Perform the following steps to create an Apache Flink job that can be uploaded as a custom Decodable pipeline.

  1. Use Apache Maven to initialize a new Java application.

    mvn archetype:generate \
        -DarchetypeGroupId=org.apache.flink \
        -DarchetypeArtifactId=flink-quickstart-java \
        -DarchetypeVersion=1.16.1 \
        -DgroupId=org.example \
        -DartifactId=decodable-custom-pipeline \
        -Dversion=0.1 \
        -Dpackage=quickstart \
        -DinteractiveMode=false
  2. Navigate to the decodable-custom-pipeline directory. There you will find a pom.xml file with dependency definitions and a src/ directory.

  3. Import the decodable-custom-pipeline directory into IntelliJ or an IDE of your choosing.

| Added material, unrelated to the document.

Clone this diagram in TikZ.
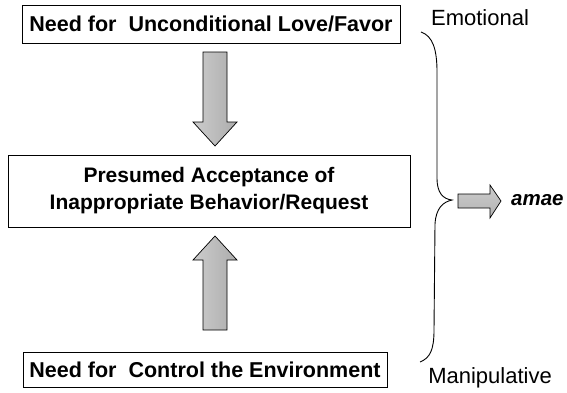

  4. Start developing your Flink job with the Decodable Pipeline SDK. See the following pages for further assistance.

    1. See Decodable Pipeline SDK for instructions on retrieving the SDK.

    2. See the Decodable Pipeline SDK Javadoc for documentation on the SDK.

  5. When you are finished developing your Flink job, package the job into a JAR file in order to upload it to Decodable.

    $ pwd
    /private/tmp/decodable-custom-pipeline
    $ mvn clean package
  6. Make sure the target/ directory now contains a file called decodable-custom-pipeline-0.1.jar.

    $ ls target
    classes                                    maven-archiver
    decodable-custom-pipeline-0.1.jar          maven-status
    generated-sources
  7. Upload the JAR file to Decodable.

    • Using Decodable Web:

      • Navigate to the Pipelines page.

      • Select the dropdown icon next to New Pipeline, and then select Upload Custom Pipeline. Follow the prompts on the page to upload the pipeline.

    • Using the Decodable CLI:

      • Run the following command.

        decodable pipeline create --name <some name> --job-file target/decodable-custom-pipeline-0.1.jar

        The arguments are defined as follows:
        --name: The name that you want to assign to the pipeline.
        --job-file: The path to the JAR file containing the Flink job that you want to upload.
        --job-arguments: Optional job arguments for the custom pipeline.
        --entry-class: Optional entry class of the custom pipeline. If not provided, the entry class must be specified in the file META-INF/MANIFEST.MF in the pipeline’s JAR file, using the 'Main-Class' property key.

The uploaded custom pipeline now appears on the Pipelines page, and you can activate them to start processing data!

Monitor a custom pipeline

Once you’ve activated your custom pipeline, you’ll see some basic information about the pipeline.

The Flink Web Dashboard button allows you to open the Flink UI in a new window. You can use the Flink UI to view health and performance metrics, such as checkpoint monitoring, backpressure monitoring and general throughput information.

custom pipeline ui

Update a custom pipeline

Every time you start a custom pipeline, the latest JAR file for that pipeline is used. To update an existing custom pipeline, do the following.

  1. Upload a new JAR file for the pipeline you want to update.

  2. Restart the pipeline to pick up the latest JAR file.

State management

When you stop a pipeline, the state of your pipeline is automatically saved and backed up using a Flink savepoint or checkpoint. When you start the pipeline again, we’ll use the state to determine where to resume data processing.

If you want to start a custom pipeline without restoring its state, use the --force flag in the CLI or the Discard State option in the UI.